-------- Original Message -------- Subject: Re: Re: Iraq and the Second Amendment Date: Mon, 16 Aug 2004 19:27:40 -0400 From: Glenn Reynolds <[EMAIL PROTECTED]> To: <[EMAIL PROTECTED]>, <[EMAIL PROTECTED]>
This is a very interesting point. I think, though, that the term "militia" is misused in its application to Iraq.
At least, the classical American militia was supposed to be ordinary citizens, self-organized and self-armed, operating under a structure created by the state. (There were exceptions during the Revolutionary War, with militias created by people like George Mason who were in rebellion, and part of only a nascent state, but revolutions are, by nature, exceptional).
The bands in Iraq, on the other hand, are private armies -- frequently including many foreigners -- in the service of private warlords, themselves often in the pay of foreigners. Though news media refer to them as militias, I doubt that the Framers would have thought of them that way. In fact, I think they would have regarded them as the sort of entities that the militia was supposed to suppress.
I agree, however, that the Kurds would be fools to disarm.
Sanford Levinson <[EMAIL PROTECTED]> 08/16/04 4:30 PM
"The presence of an armed militia means there is a state within a state and this won't work," is, apparently, part of a statement of principles issued by the meeting of Iraqi notables that met in Baghdad yesterday.
I am (genuinely) curious about the way we think of "the right to bear arms" in the Iraqi context. Let me put it this way: Are one's views about the meaning (or relevance) of the Second Amendment based entirely and exclusively on the "local" American context, or are one's views about the Second Amendment linked to some larger view about the (de)merits of arms
within the political order. For example, take the "corporatist" view of
the Second Amendment, which is that it safeguards only the right of a state to have a militia against congressional prohibition. But if one takes state militias seriously, doesn't this mean that "there is a state within a state." Did this work in the US? If so, then why shouldn't other countries learn from our experience. Incidentally, can any sane person believe that the Kurds will--or should--disarm and turn over their fate to the majority of non-Kurds who will, inevitably, dominate an elected Iraqi government.
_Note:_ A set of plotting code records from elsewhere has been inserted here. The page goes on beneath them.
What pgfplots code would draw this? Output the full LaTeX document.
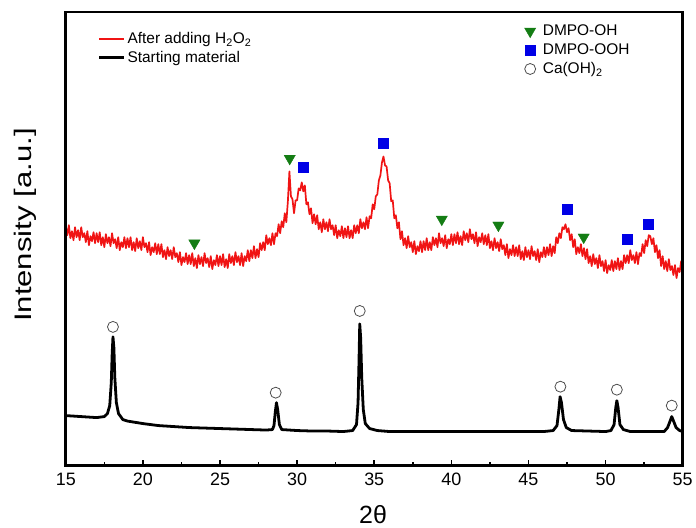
\documentclass[border=0pt]{standalone}
\usepackage{pgfplots}
\pgfplotsset{compat=1.18}
\usepackage{fontspec}
\setmainfont{Liberation Sans}
\definecolor{mkgreen}{RGB}{20,125,20}
\definecolor{mkblue}{RGB}{0,0,230}
\definecolor{curvered}{RGB}{240,20,20}
\begin{document}
\begin{tikzpicture}
\begin{axis}[
  name=main,
  width=619pt, height=455pt, scale only axis,
  xmin=15, xmax=55, ymin=62, ymax=517,
  xtick={15,20,...,55}, minor x tick num=1,
  ytick=\empty,
  xtick pos=bottom, tick align=inside,
  major tick length=5pt, minor tick length=3pt,
  tick style={line width=1.5pt, black},
  /pgf/number format/assume math mode=true,
  ticklabel style={font=\fontsize{18}{21}\selectfont},
  xticklabel style={yshift=-4pt},
  xlabel={2θ},
  xlabel style={font=\fontsize{25}{30}\selectfont, at={(axis description cs:0.498,-0.108)}, anchor=center},
  ylabel={\scalebox{1.3}[1]{Intensity [a.u.]}},
  ylabel style={font=\fontsize{24}{28}\selectfont, at={(axis description cs:-0.066,0.53)}, anchor=center},
  legend style={at={(axis description cs:0.05,0.962)}, anchor=north west, draw=none, fill=none,
    font=\fontsize{15.5}{18}\selectfont, row sep=2.5pt, inner sep=1pt},
  legend cell align=left,
  legend image code/.code={\draw[#1] (0pt,0pt) -- (25pt,0pt);},
]
\addplot[curvered, line width=1.7pt, line join=round] coordinates {
(15.0,302)(15.1,293)(15.2,303)(15.3,290)(15.4,297)(15.5,288)(15.6,301)(15.7,291)(15.8,298)(15.9,288)
(16.0,301)(16.1,291)(16.2,295)(16.3,286)(16.4,297)(16.5,283)(16.6,292)(16.7,287)(16.8,296)(16.9,285)
(17.0,295)(17.1,286)(17.2,296)(17.3,283)(17.4,291)(17.5,281)(17.6,294)(17.7,285)(17.8,291)(17.9,282)
(18.0,295)(18.1,285)(18.2,289)(18.3,280)(18.4,291)(18.5,278)(18.6,286)(18.7,281)(18.8,291)(18.9,280)
(19.0,290)(19.1,281)(19.2,291)(19.3,278)(19.4,286)(19.5,277)(19.6,290)(19.7,280)(19.8,287)(19.9,278)
(20.0,291)(20.1,281)(20.2,285)(20.3,276)(20.4,286)(20.5,273)(20.6,281)(20.7,276)(20.8,285)(20.9,274)
(21.0,284)(21.1,274)(21.2,284)(21.3,271)(21.4,278)(21.5,269)(21.6,281)(21.7,272)(21.8,278)(21.9,269)
(22.0,281)(22.1,271)(22.2,275)(22.3,266)(22.4,276)(22.5,263)(22.6,271)(22.7,266)(22.8,275)(22.9,264)
(23.0,273)(23.1,264)(23.2,275)(23.3,262)(23.4,270)(23.5,260)(23.6,273)(23.7,264)(23.8,271)(23.9,262)
(24.0,275)(24.1,265)(24.2,270)(24.3,261)(24.4,272)(24.5,259)(24.6,268)(24.7,263)(24.8,273)(24.9,262)
(25.0,272)(25.1,263)(25.2,274)(25.3,261)(25.4,269)(25.5,260)(25.6,274)(25.7,265)(25.8,272)(25.9,263)
(26.0,276)(26.1,266)(26.2,272)(26.3,263)(26.4,275)(26.5,262)(26.6,272)(26.7,267)(26.8,278)(26.9,267)
(27.0,278)(27.1,270)(27.2,282)(27.3,270)(27.4,279)(27.5,271)(27.6,285)(27.7,278)(27.8,286)(27.9,278)
(28.0,293)(28.1,284)(28.2,290)(28.3,283)(28.4,295)(28.5,284)(28.6,295)(28.7,292)(28.8,304)(28.9,295)
(29.0,307)(29.1,301)(29.2,315)(29.3,306)(29.4,327)(29.5,357)(29.6,332)(29.7,329)(29.8,315)(29.9,328)
(30.0,328)(30.1,340)(30.2,338)(30.3,346)(30.4,337)(30.5,343)(30.6,324)(30.7,326)(30.8,314)(30.9,320)
(31.0,305)(31.1,314)(31.2,304)(31.3,313)(31.4,299)(31.5,306)(31.6,296)(31.7,309)(31.8,299)(31.9,306)
(32.0,297)(32.1,309)(32.2,299)(32.3,303)(32.4,293)(32.5,303)(32.6,290)(32.7,298)(32.8,292)(32.9,302)
(33.0,290)(33.1,300)(33.2,291)(33.3,302)(33.4,290)(33.5,298)(33.6,290)(33.7,303)(33.8,295)(33.9,303)
(34.0,295)(34.1,309)(34.2,300)(34.3,306)(34.4,299)(34.5,311)(34.6,300)(34.7,312)(34.8,310)(34.9,324)
(35.0,319)(35.1,332)(35.2,334)(35.3,348)(35.4,353)(35.5,366)(35.6,372)(35.7,363)(35.8,362)(35.9,348)
(36.0,345)(36.1,327)(36.2,328)(36.3,310)(36.4,313)(36.5,300)(36.6,306)(36.7,289)(36.8,297)(36.9,283)
(37.0,290)(37.1,280)(37.2,292)(37.3,281)(37.4,286)(37.5,276)(37.6,287)(37.7,274)(37.8,282)(37.9,277)
(38.0,287)(38.1,276)(38.2,287)(38.3,278)(38.4,290)(38.5,278)(38.6,286)(38.7,278)(38.8,291)(38.9,283)
(39.0,290)(39.1,281)(39.2,295)(39.3,285)(39.4,290)(39.5,282)(39.6,293)(39.7,280)(39.8,289)(39.9,284)
(40.0,294)(40.1,283)(40.2,294)(40.3,285)(40.4,296)(40.5,284)(40.6,292)(40.7,283)(40.8,297)(40.9,288)
(41.0,295)(41.1,286)(41.2,299)(41.3,289)(41.4,294)(41.5,285)(41.6,296)(41.7,282)(41.8,291)(41.9,286)
(42.0,295)(42.1,284)(42.2,293)(42.3,283)(42.4,294)(42.5,280)(42.6,287)(42.7,278)(42.8,290)(42.9,280)
(43.0,286)(43.1,277)(43.2,289)(43.3,279)(43.4,283)(43.5,273)(43.6,284)(43.7,270)(43.8,279)(43.9,273)
(44.0,283)(44.1,272)(44.2,281)(44.3,272)(44.4,283)(44.5,269)(44.6,277)(44.7,268)(44.8,281)(44.9,271)
(45.0,278)(45.1,269)(45.2,282)(45.3,272)(45.4,277)(45.5,268)(45.6,279)(45.7,266)(45.8,276)(45.9,271)
(46.0,281)(46.1,271)(46.2,281)(46.3,273)(46.4,284)(46.5,272)(46.6,282)(46.7,275)(46.8,291)(46.9,285)
(47.0,295)(47.1,290)(47.2,301)(47.3,299)(47.4,304)(47.5,296)(47.6,300)(47.7,288)(47.8,294)(47.9,281)
(48.0,289)(48.1,274)(48.2,281)(48.3,275)(48.4,284)(48.5,272)(48.6,280)(48.7,269)(48.8,279)(48.9,265)
(49.0,272)(49.1,262)(49.2,274)(49.3,264)(49.4,270)(49.5,260)(49.6,273)(49.7,262)(49.8,267)(49.9,257)
(50.0,268)(50.1,255)(50.2,263)(50.3,258)(50.4,268)(50.5,257)(50.6,267)(50.7,259)(50.8,270)(50.9,258)
(51.0,267)(51.1,259)(51.2,273)(51.3,265)(51.4,273)(51.5,265)(51.6,278)(51.7,268)(51.8,273)(51.9,265)
(52.0,276)(52.1,264)(52.2,275)(52.3,272)(52.4,284)(52.5,275)(52.6,288)(52.7,282)(52.8,293)(52.9,292)
(53.0,284)(53.1,290)(53.2,276)(53.3,283)(53.4,270)(53.5,278)(53.6,262)(53.7,272)(53.8,259)(53.9,267)
(54.0,257)(54.1,269)(54.2,258)(54.3,262)(54.4,253)(54.5,263)(54.6,250)(54.7,260)(54.8,256)(54.9,267)
(55.0,256)
};
\addlegendentry{After adding H\textsubscript{2}O\textsubscript{2}}
\addplot[black, line width=2.8pt, line join=round] coordinates {
(15,112)(16,111)(17,110)(17.5,111)(17.7,114)(17.85,122)(17.95,145)(18.01,175)(18.06,191)(18.12,180)
(18.18,150)(18.28,125)(18.42,114)(18.7,108)(19,106.5)(20,104)(21,102)(22,101)(23,100)(24,99.5)
(25,99)(26,98.5)(27,98)(28,97.5)(28.4,98)(28.5,102)(28.58,115)(28.66,125)(28.74,118)(28.85,103)
(29.0,98)(30,97)(31,96.5)(32,96.5)(33,96)(33.6,97)(33.85,103)(33.95,125)(34.01,165)(34.06,204)
(34.12,190)(34.19,150)(34.29,118)(34.42,104)(34.7,99)(35.2,97)(36,96)(40,96)(44,96)(46,96)
(46.6,97)(46.85,102)(46.97,118)(47.05,131)(47.14,125)(47.27,108)(47.45,100)(47.8,97)(50,96)(50.35,97)
(50.55,103)(50.66,120)(50.73,127)(50.81,120)(50.93,103)(51.15,98)(51.6,96)(53.8,96)(54.02,100)(54.17,106)
(54.29,111)(54.42,106)(54.57,100)(54.8,97)(55,96)
};
\addlegendentry{Starting material}
\addplot[only marks, mark=o, mark size=5.5pt, mark options={draw=black!70, line width=0.8pt}, forget plot]
  coordinates {(18.06,201)(28.61,135)(34.06,217)(47.07,141)(50.73,138)(54.29,122)};
\addplot[only marks, mark=triangle*, mark size=6.5pt, mark options={fill=mkgreen, draw=mkgreen, rotate=180}, forget plot]
  coordinates {(23.34,285)(29.52,370)(39.38,309)(43.05,303)(48.58,291)};
\addplot[only marks, mark=square*, mark size=5pt, mark options={fill=mkblue, draw=mkblue}, forget plot]
  coordinates {(30.38,361)(35.61,385)(47.5,319)(51.4,289)(52.78,304)};
\end{axis}
\begin{axis}[
  width=619pt, height=455pt, scale only axis, hide axis,
  xmin=15, xmax=55, ymin=62, ymax=517,
  legend style={at={(axis description cs:0.74,0.978)}, anchor=north west, draw=none, fill=none,
    font=\fontsize{15.5}{18}\selectfont, row sep=2.5pt, inner sep=1pt},
  legend cell align=left,
  legend image code/.code={\draw[#1] plot coordinates {(6.5pt,0pt)}; \path (0pt,0pt) (17pt,0pt);},
]
\addlegendimage{only marks, mark=triangle*, mark size=6.5pt, mark options={fill=mkgreen, draw=mkgreen, rotate=180}}
\addlegendentry{DMPO-OH}
\addlegendimage{only marks, mark=square*, mark size=5pt, mark options={fill=mkblue, draw=mkblue}}
\addlegendentry{DMPO-OOH}
\addlegendimage{only marks, mark=o, mark size=5.5pt, mark options={draw=black!70, line width=0.8pt}}
\addlegendentry{Ca(OH)\textsubscript{2}}
\end{axis}
\draw[line width=2.8pt, line cap=rect] (main.south west) rectangle (main.north east);
\path ([shift={(-66pt,-62pt)}]main.south west) rectangle ++(696pt,529pt);
\end{tikzpicture}
\end{document}
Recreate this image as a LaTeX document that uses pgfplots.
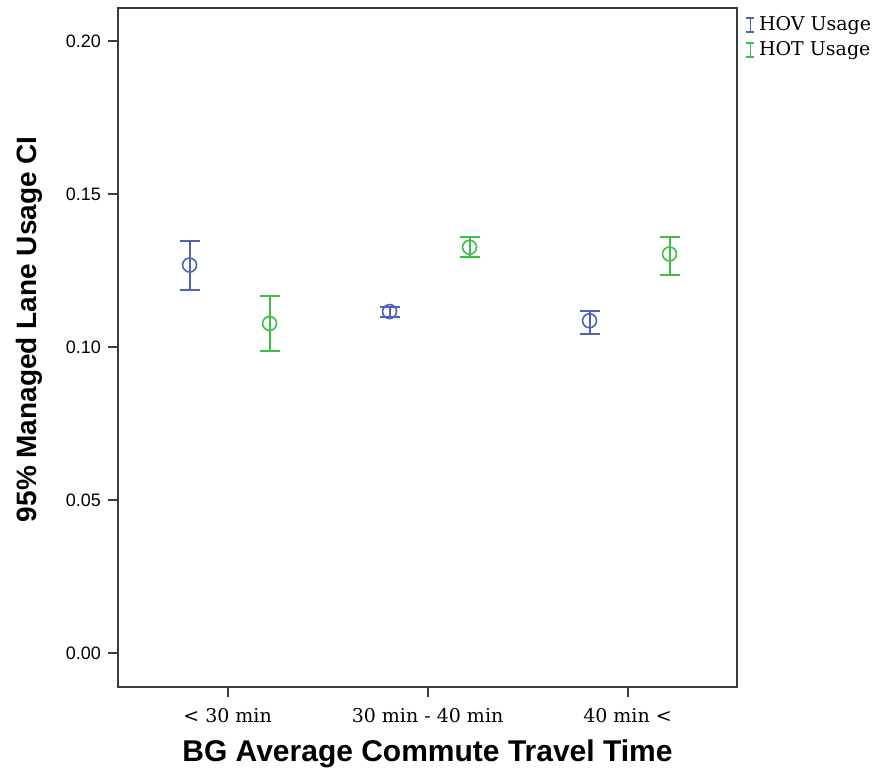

If one is offering advice as to constitutional design, would one really advocate giving the national Iraqi government a "monopoly over the means of violence." Or is the difference that the Kurds actually control several provinces, so that we could analogize their armed militias to our "state militias," whereas the people in Najaf are more "free lance? (But, of course, if one really buys into the "individual rights"
view of the Second Amendment, "free lanceness" shouldn't matter, or should it?
Is it irrelevant what happened here, because the American experience, like all national experiences, is sui generis? This would suggest, of course, that the notion of "comparative constitutional law"--and of the advisability of American law professors giving advice based on our/their
own expertise about the US constitution--is completely chimerical. I take it that the conceptual possibility of a truly comparative constitutional
law is within the jurisdiction of our list.